Hardy touched in 53.96 seconds, edging out teenager Missy Franklin, who was second, and Allison Schmitt, who took third.
”I’m on a different planet now, and I think that swim for me was 100 percent emotional,” said Hardy, who clapped her hand to her mouth in shock as she checked the scoreboard. ”It was heart the whole time. It wasn’t so much physical capacity, just staying calm and enjoying it. That’s what made the difference.”
While Hardy was in lane six, Coughlin swam in lane one on the far outside, where there’s less turbulent water. She went out fast, exploded off the first turn and then hung on with one thought in her mind over the last 25 meters.
”Get my hand to the freakin’ wall,” she said, smiling.
Coughlin’s results at the eight-day trials weren’t what she had been expecting, especially in her signature event. She was under world-record pace at the turn of the 100 back on Wednesday, but she couldn’t hold off Franklin and Rachel Bootsma. Coughlin finished third.
Coughlin was setting standards in the 100 back when many of her current rivals were age-group swimmers.
She was the first woman to win back-to-back titles in the same event in consecutive Olympics in 2004 and 2008, and the first woman to swim the event in under 1 minute.
”I got a little overzealous in training and didn’t focus on the recovery nearly as much,” she said. ”I swam a lot more this year than I ever have or at least in the past 10 years thinking that would be a really good thing, and for me apparently that wasn’t it. But it’s fine, I’m at peace with it.”
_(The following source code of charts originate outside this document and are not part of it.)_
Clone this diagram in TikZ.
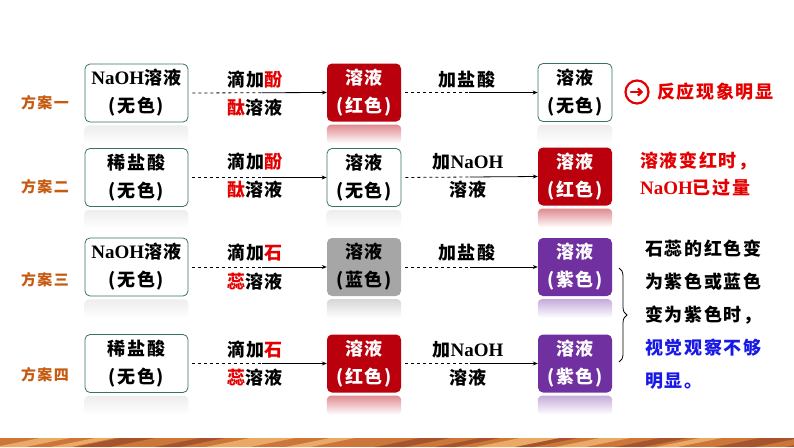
\documentclass[tikz,border=0pt]{standalone}
\usepackage{fontspec}
\setmainfont{Liberation Serif}
\newfontfamily\cjk{Noto Sans CJK SC}[LetterSpace=9]
\usetikzlibrary{decorations.pathreplacing,arrows.meta,calc}

\definecolor{boxline}{RGB}{55,115,95}
\definecolor{boxred}{RGB}{185,0,12}
\definecolor{boxgray}{RGB}{166,166,166}
\definecolor{boxpurple}{RGB}{112,48,160}
\definecolor{planbrown}{RGB}{197,90,17}
\definecolor{warnred}{RGB}{228,0,0}
\definecolor{noteblue}{RGB}{25,25,230}
\definecolor{bandbase}{RGB}{205,118,58}
\definecolor{bandlight}{RGB}{242,182,112}
\definecolor{banddark}{RGB}{140,62,36}

\newcommand{\lat}[1]{{\rmfamily\bfseries\fontsize{19}{28}\selectfont #1}}
\newcommand{\hl}[1]{\textcolor{warnred}{#1}}

\tikzset{
  txt/.style={font=\cjk\bfseries\fontsize{18}{28}\selectfont, inner sep=0pt},
  sol/.style={txt, rounded corners=5pt, align=center, minimum height=58pt},
  wide/.style={minimum width=103pt},
  narrow/.style={minimum width=74pt},
  plainbox/.style={sol, draw=boxline, fill=white, line width=0.8pt},
  redbox/.style={sol, fill=boxred, text=white},
  graybox/.style={sol, fill=boxgray, text=black},
  purplebox/.style={sol, fill=boxpurple, text=white},
  plan/.style={font=\cjk\bfseries\fontsize{15}{16}\selectfont, text=planbrown},
  dashpart/.style={line width=0.8pt, dash pattern=on 3pt off 3pt, shorten <=4pt},
  solidpart/.style={line width=0.8pt, -{Stealth[length=5pt,width=4pt]}},
}

\begin{document}
\begin{tikzpicture}[x=1pt,y=-1pt]
\useasboundingbox (0,0) rectangle (794,447);

\node[plan] (p1) at (45,103) {方案一};
\node[plan] (p2) at (45,187) {方案二};
\node[plan] (p3) at (45,280) {方案三};
\node[plan] (p4) at (45,375) {方案四};

% row 1
\node[plainbox,wide] (b11) at (136.5,93) {\lat{NaOH}溶液\\(无色)};
\node[redbox,narrow] (b12) at (364,92.5) {溶液\\(红色)};
\node[plainbox,narrow] (b13) at (575,92.5) {溶液\\(无色)};
% row 2
\node[plainbox,wide] (b21) at (136.5,177.5) {稀盐酸\\(无色)};
\node[plainbox,narrow] (b22) at (364,177.5) {溶液\\(无色)};
\node[redbox,narrow] (b23) at (575,176.5) {溶液\\(红色)};
% row 3
\node[plainbox,wide] (b31) at (136.5,267) {\lat{NaOH}溶液\\(无色)};
\node[graybox,narrow] (b32) at (364,267) {溶液\\(蓝色)};
\node[purplebox,narrow] (b33) at (575,267) {溶液\\(紫色)};
% row 4
\node[plainbox,wide] (b41) at (136.5,363.5) {稀盐酸\\(无色)};
\node[redbox,narrow] (b42) at (364,363.5) {溶液\\(红色)};
\node[purplebox,narrow] (b43) at (575,363.5) {溶液\\(紫色)};

\foreach \n/\c in {b11/black!7,b12/boxred!45,b13/black!7,
                   b21/black!7,b22/black!7,b23/boxred!45,
                   b31/black!7,b32/boxgray!45,b33/boxpurple!40,
                   b41/black!7,b42/boxred!45,b43/boxpurple!40}
  \shade[top color=\c, bottom color=white, rounded corners=4pt]
    ([yshift=-3pt]\n.south west) rectangle ([yshift=-22pt]\n.south east);

\foreach \r in {1,2,3,4} {
  \coordinate (ma\r) at ($(b\r1.east)!0.53!(b\r2.west)$);
  \coordinate (mb\r) at ($(b\r2.east)!0.5!(b\r3.west)$);
  \draw[dashpart] (b\r1.east) -- (ma\r);
  \draw[solidpart] (ma\r) -- (b\r2.west);
  \draw[dashpart] (b\r2.east) -- (mb\r);
  \draw[solidpart] (mb\r) -- (b\r3.west);
}

\node[txt] (ta1) at (255,80) {滴加\hl{酚}};
\node[txt] (ua1) at (255,108) {\hl{酞}溶液};
\node[txt] (tb1) at (467,80) {加盐酸};

\node[txt] (ta2) at (255,162) {滴加\hl{酚}};
\node[txt] (ua2) at (255,190) {\hl{酞}溶液};
\node[txt] (tb2) at (468,162) {加\lat{NaOH}};
\node[txt] (ub2) at (468,190) {溶液};

\node[txt] (ta3) at (255,253) {滴加\hl{石}};
\node[txt] (ua3) at (255,282) {\hl{蕊}溶液};
\node[txt] (tb3) at (467,253) {加盐酸};

\node[txt] (ta4) at (255,350) {滴加\hl{石}};
\node[txt] (ua4) at (255,378) {\hl{蕊}溶液};
\node[txt] (tb4) at (468,350) {加\lat{NaOH}};
\node[txt] (ub4) at (468,378) {溶液};

% right side notes
\node[circle, draw=warnred, line width=2.2pt, minimum size=23pt, inner sep=0pt] (icon) at (637,92) {};
\draw[warnred, line width=2.2pt, line cap=round, -{Straight Barb[length=3.5pt,width=7pt]}]
  ([xshift=-6pt]icon.center) -- ([xshift=6pt]icon.center);
\node[txt, text=warnred, anchor=west] (res1) at (657,92) {反应现象明显};

\node[txt, text=warnred, anchor=west, align=left, font=\cjk\bfseries\fontsize{18}{27}\selectfont]
  (res2) at (640,174) {溶液变红时，\\\lat{NaOH}已过量};

\coordinate (bra) at (619,268);
\coordinate (brb) at (619,362);
\draw[line width=0.8pt, decorate, decoration={brace, amplitude=8pt}] (bra) -- (brb);

\node[txt, anchor=north west, align=left, font=\cjk\bfseries\fontsize{18}{33}\selectfont]
  (res3) at (645,240) {石蕊的红色变\\为紫色或蓝色\\变为紫色时，\\
  \textcolor{noteblue}{视觉观察不够}\\\textcolor{noteblue}{明显。}};

% bottom strip
\fill[bandbase] (0,438) rectangle (794,447);
\begin{scope}
\clip (0,438) rectangle (794,447);
\foreach \x/\w in {40/30,95/20,250/45,330/25,520/40,600/30,700/22,880/50,960/25,1040/35}
  \fill[bandlight, opacity=0.8] (\x,438) -- ++(\w,0) -- ++(-45,9) -- ++(-\w,0) -- cycle;
\foreach \x/\w in {120/35,200/25,420/30,480/20,560/18,660/28,760/40,830/30,1000/25}
  \fill[banddark, opacity=0.6] (\x,438) -- ++(\w,0) -- ++(-45,9) -- ++(-\w,0) -- cycle;
\end{scope}
\end{tikzpicture}
\end{document}
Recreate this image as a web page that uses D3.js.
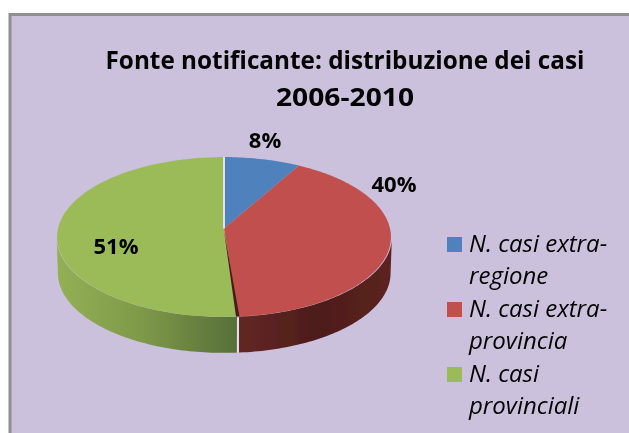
<!DOCTYPE html>
<html><head><meta charset="utf-8">
<script src="https://cdn.jsdelivr.net/npm/d3@7"></script>
<style>html,body{margin:0;padding:0;background:#fff}svg{display:block}</style>
</head><body><script>
const categories=["N. casi extra-regione","N. casi extra-provincia","N. casi provinciali"];
const values=[8.2,40.6,51.2];
const valueLabels=["8%","40%","51%"];
const topColors=["#4f81bd","#c0504d","#9bbb59"];
const legendLines=[["N. casi extra-","regione"],["N. casi extra-","provincia"],["N. casi","provinciali"]];
const titleLines=["Fonte notificante: distribuzione dei casi","2006-2010"];

const W=629,H=433;
const svg=d3.select("body").append("svg").attr("width",W).attr("height",H);
const defs=svg.append("defs");
defs.append("filter").attr("id","soft").append("feGaussianBlur").attr("stdDeviation",0.5);
const grad=(id,stops)=>{const g=defs.append("linearGradient").attr("id",id).attr("gradientUnits","userSpaceOnUse")
  .attr("x1",56).attr("x2",390).attr("y1",0).attr("y2",0);
  stops.forEach(s=>g.append("stop").attr("offset",s[0]).attr("stop-color",s[1]));};
grad("gGreen",[[0,"#94b055"],[0.25,"#7f9a49"],[0.54,"#57703a"],[1,"#57703a"]]);
grad("gRed",[[0.54,"#642725"],[0.78,"#4e1d1b"],[1,"#5c2220"]]);

svg.append("rect").attr("x",10).attr("y",14.5).attr("width",W).attr("height",H)
  .attr("fill","#cbc1dc").attr("stroke","#8f8f8f").attr("stroke-width",3);

const F='"Open Sans",sans-serif';
const g=svg.append("g").attr("filter","url(#soft)");

g.selectAll(".t").data(titleLines).join("text").attr("class","t")
  .attr("x",345).attr("y",(d,i)=>69+i*37).attr("text-anchor","middle")
  .attr("font-family",F).attr("font-weight",700).attr("font-size",25)
  .attr("textLength",(d,i)=>i?138:479).attr("lengthAdjust","spacingAndGlyphs")
  .attr("fill","#000").text(d=>d);

// tilted disc: perspective projection of the unit circle
const cx=224,cy=228.5,rx=166,ry=79,persp=0.106,depth=36,shrink=0.992;
const proj=(a,r=1)=>{const u=r*Math.sin(a),v=-r*Math.cos(a),w=1-persp*v;
  return [cx+rx*u/w,cy+ry*v/w];};
const low=p=>[cx+(p[0]-cx)*shrink,p[1]+depth];
const line=d3.line();
const samples=(a0,a1)=>d3.range(a0,a1,0.02).concat([a1]);
const arcs=d3.pie().sort(null)(values);
const side=[null,"url(#gRed)","url(#gGreen)"];
const wallDx=[0,1,-0.5];

arcs.forEach((d,i)=>{
  if(!side[i])return;
  const a0=Math.max(d.startAngle,Math.PI/2+0.15),a1=Math.min(d.endAngle,Math.PI*1.5-0.15);
  const up=samples(a0,a1).map(a=>proj(a));
  const pts=up.concat(up.slice().reverse().map(low)).map(p=>[p[0]+wallDx[i],p[1]]);
  g.append("path").attr("d",line(pts)+"Z").attr("fill",side[i]);
});
g.selectAll(".face").data(arcs).join("path").attr("class","face")
  .attr("d",d=>line([[cx,cy]].concat(samples(d.startAngle,d.endAngle).map(a=>proj(a))))+"Z")
  .attr("fill",(d,i)=>topColors[i]);

const e=arcs[1].endAngle,pe=proj(e);
g.append("path").attr("d",line([[cx,cy+2],[pe[0]-2,pe[1]],[pe[0]+1.5,pe[1]]])+"Z").attr("fill","#4a1c1a");
g.append("path").attr("d",line([[pe[0],pe[1]+1],low(pe)]))
  .attr("fill","none").attr("stroke","#e4e0ea").attr("stroke-width",2);
g.append("path").attr("d",line([[cx,cy],proj(arcs[0].startAngle)]))
  .attr("fill","none").attr("stroke","#e4e0ea").attr("stroke-width",2);

const lblPos=[[265,148],[394,192],[116,254]];
g.selectAll(".v").data(valueLabels).join("text").attr("class","v")
  .attr("x",(d,i)=>lblPos[i][0]).attr("y",(d,i)=>lblPos[i][1]).attr("text-anchor","middle")
  .attr("font-family",F).attr("font-weight",700).attr("font-size",22).attr("fill","#000").text(d=>d);

const leg=g.selectAll(".l").data(legendLines).join("g").attr("class","l")
  .attr("transform",(d,i)=>`translate(447,${237+i*65})`);
leg.append("rect").attr("width",15).attr("height",15).attr("fill",(d,i)=>topColors[i]);
leg.selectAll("text").data(d=>d).join("text").attr("x",22).attr("y",(d,i)=>15+i*32)
  .attr("font-family",F).attr("font-style","italic").attr("font-size",24).attr("fill","#000").text(d=>d);
</script></body></html>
Coughlin has been remarkably consistent in the Olympics, winning a medal in all 11 of the finals in which she’s appeared since her first games in 2004, including three gold, four silver and four bronze. She won six medals four years ago in Beijing.
If the U.S. women medal in the 400 free relay in London, Coughlin would tie Jenny Thompson and Dara Torres as the most decorated female Olympians in U.S. history.
”That was a bit distracting,” she said of people constantly reminding her about the record. ”I would love to be on that podium once again.”
With only the relay on her schedule in London, the veteran captain of the U.S. women’s team anticipates more leadership duties.
”I’ll be there to support my teammates and the rest of team USA,” Coughlin said. ”That will be my bigger role this Olympics.”
Hardy was looking to rebound from her loss in the 100 breaststroke, an event that she and training partner Rebecca Soni were favored in.
”Going through the heartbreak of my 100 breast this week rekindled that emotion, what I went through in 2008, and for a 24-hour period I was pretty sad and upset,” she said about her year-long suspension that was proven to be triggered by a tainted nutritional supplement. ”I think it brought out a better swim in me.”
Franklin powered through another successful night, gaining her third individual event for London with her second-place finish in the 100 free. She is on track to swim seven events at her first Olympics, including all three relays. She swims the 200 backstroke final on Sunday, an event in which she is the world champion.
”The goal coming in was to make the team,” she said. ”I could have never dreamed of doing seven events and the fact it’s a possibility is unbelievable.”